SET PROBLEM:
Everything from the first line of the data below through the line that contains "plt.rcParams['mathtext.fontset'] = 'stix'" should be written out exactly, please, and nothing more; the pictures stay out.

GIVEN INFORMATION:
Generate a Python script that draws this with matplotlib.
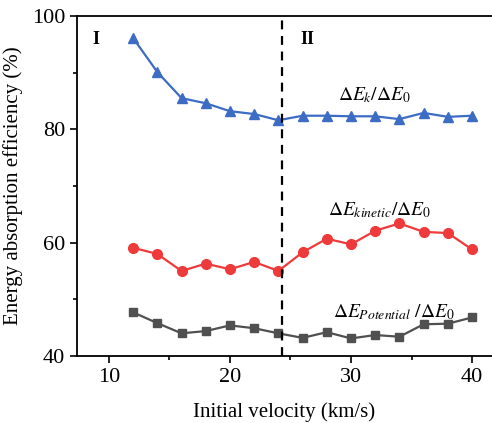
import matplotlib.pyplot as plt
from matplotlib.ticker import MultipleLocator

plt.rcParams['font.family'] = 'Liberation Serif'
plt.rcParams['mathtext.fontset'] = 'stix'

velocity = [12, 14, 16, 18, 20, 22, 24, 26, 28, 30, 32, 34, 36, 38, 40]
ek = [96.1, 90.1, 85.5, 84.6, 83.2, 82.7, 81.6, 82.4, 82.4, 82.3, 82.3, 81.8, 82.9, 82.2, 82.4]
kinetic = [59.1, 58.0, 55.0, 56.3, 55.3, 56.6, 55.0, 58.3, 60.7, 59.7, 62.1, 63.4, 61.9, 61.7, 58.8]
potential = [47.7, 45.8, 44.0, 44.4, 45.4, 44.9, 44.0, 43.2, 44.2, 43.1, 43.7, 43.4, 45.6, 45.7, 46.8]
split_x = 24.3

fig = plt.figure(figsize=(4.92, 4.23), dpi=100)
ax = fig.add_axes([0.1565, 0.1584, 0.8435, 0.8038])

ax.plot(velocity, ek, '-^', color='#3d6cc4', lw=1.6, ms=7)
ax.plot(velocity, kinetic, '-o', color='#ee3a3a', lw=1.6, ms=7)
ax.plot(velocity, potential, '-s', color='#505050', lw=1.6, ms=6)
ax.axvline(split_x, color='black', ls=(0, (4, 3)), lw=1.6)

ax.text(28.9, 86.1, r'$\Delta E_{k}/\Delta E_{\mathit{0}}$', fontsize=14, va='center')
ax.text(28.1, 65.8, r'$\Delta E_{kinetic}/\Delta E_{\mathit{0}}$', fontsize=14, va='center')
ax.text(28.5, 47.8, r'$\Delta E_{Potential}\ /\Delta E_{\mathit{0}}$', fontsize=14, va='center')
ax.text(8.6, 95.8, 'I', fontsize=13, fontweight='bold', va='center')
ax.text(25.8, 95.8, 'II', fontsize=13, fontweight='bold', va='center')

ax.set_xlim(7.36, 41.65)
ax.set_ylim(40, 100)
ax.xaxis.set_major_locator(MultipleLocator(10))
ax.xaxis.set_minor_locator(MultipleLocator(5))
ax.yaxis.set_major_locator(MultipleLocator(20))
ax.yaxis.set_minor_locator(MultipleLocator(10))
ax.tick_params(which='both', direction='out', width=1.2, labelsize=16)
ax.tick_params(which='major', length=5)
ax.tick_params(which='minor', length=3)
ax.spines['right'].set_visible(False)
for s in ['left', 'bottom', 'top']:
    ax.spines[s].set_linewidth(1.3)

ax.set_xlabel('Initial velocity (km/s)', fontsize=15, labelpad=11)
ax.set_ylabel('Energy absorption efficiency (%)', fontsize=15, labelpad=6)

fig.savefig('out.png', dpi=100)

SOLUTION:
Generate a Python script that draws this with matplotlib.
import matplotlib.pyplot as plt
from matplotlib.ticker import MultipleLocator

plt.rcParams['font.family'] = 'Liberation Serif'
plt.rcParams['mathtext.fontset'] = 'stix'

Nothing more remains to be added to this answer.